1
Confirm the company's legal name and entity type
Enter the corporation's full registered legal name and entity type (e.g., Delaware C-Corp, Ontario Corporation) exactly as it appears in the articles of incorporation. This anchors the resolution to the correct legal entity.
💡 Pull the name from the certificate of incorporation or a current corporate registry search — trade names and DBAs are not acceptable here.
2
Identify the officer receiving authority
Enter the officer's full legal name and exact title as recorded in the corporate register. If the officer has not yet been formally appointed, pass a separate appointment resolution first.
💡 Cross-reference the officer's title with the company's current officer list in the minute book before inserting it here — title mismatches are the most common reason banks reject resolutions.
3
Define the scope of authority with specificity
List the specific categories of actions the officer may take — contract execution, vendor agreements, government filings, real property leases, etc. Avoid open-ended language like 'all matters' unless the bylaws and your legal counsel specifically support it.
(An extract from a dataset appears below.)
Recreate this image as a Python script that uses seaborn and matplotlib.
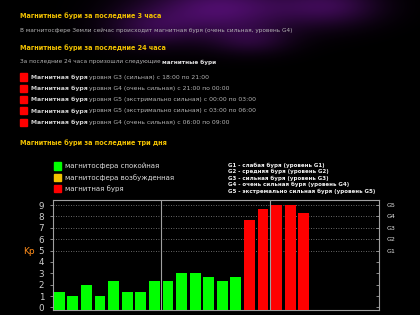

💡 Align the scope with the officer's actual job function. A CFO's resolution should emphasize financial instruments; a CEO's may be broader but should still enumerate subject-matter categories.
4
Set spending thresholds and financial limits
Specify the maximum dollar amount the officer may commit per transaction without further board approval. State clearly whether the threshold applies per transaction, per calendar month, or per fiscal year.
💡 A threshold of $25,000–$100,000 per transaction is typical for most mid-market companies. If you are unsure, check peer governance policies or ask your auditor what threshold triggers a board-approval requirement.
5
Include banking authority if required
If the resolution will be used to open accounts or execute banking mandates, add the banking authority clause naming the relevant financial institution or category of institutions. Banks often have their own resolution form — confirm whether they require their proprietary form or will accept yours.
💡 Call the bank's commercial banking team before finalizing the resolution. Many institutions require the resolution to name the specific bank and reference the account type.
6
Add restrictions and carve-outs
Explicitly list at least three to five categories of action that remain reserved to the full board — equity issuances, asset sales, indebtedness above a threshold, and material acquisitions are standard carve-outs.
💡 Reviewing your shareholder agreement or unanimous shareholder agreement (USA) for pre-existing reserved matters before drafting this clause will prevent the resolution from conflicting with existing governance documents.
7
Set the effective date and review period
Enter a specific effective date. For standing authority, state that the resolution remains in effect until revoked. If you intend the authority to expire, insert an automatic expiry date or a trigger event.
💡 Add a calendar reminder to re-confirm or formally reaffirm standing authority resolutions every 12–24 months — banks and regulators sometimes require a resolution dated within the past year.
8
Obtain the corporate secretary's certification and all required signatures
Have the corporate secretary (or equivalent) sign the certification block. Obtain signatures from the board chairperson and any other signatories required by the bylaws. Affix the corporate seal if required in your jurisdiction.
💡 File the executed original in the corporate minute book and provide certified copies — not photocopies — to any bank or counterparty that requests one.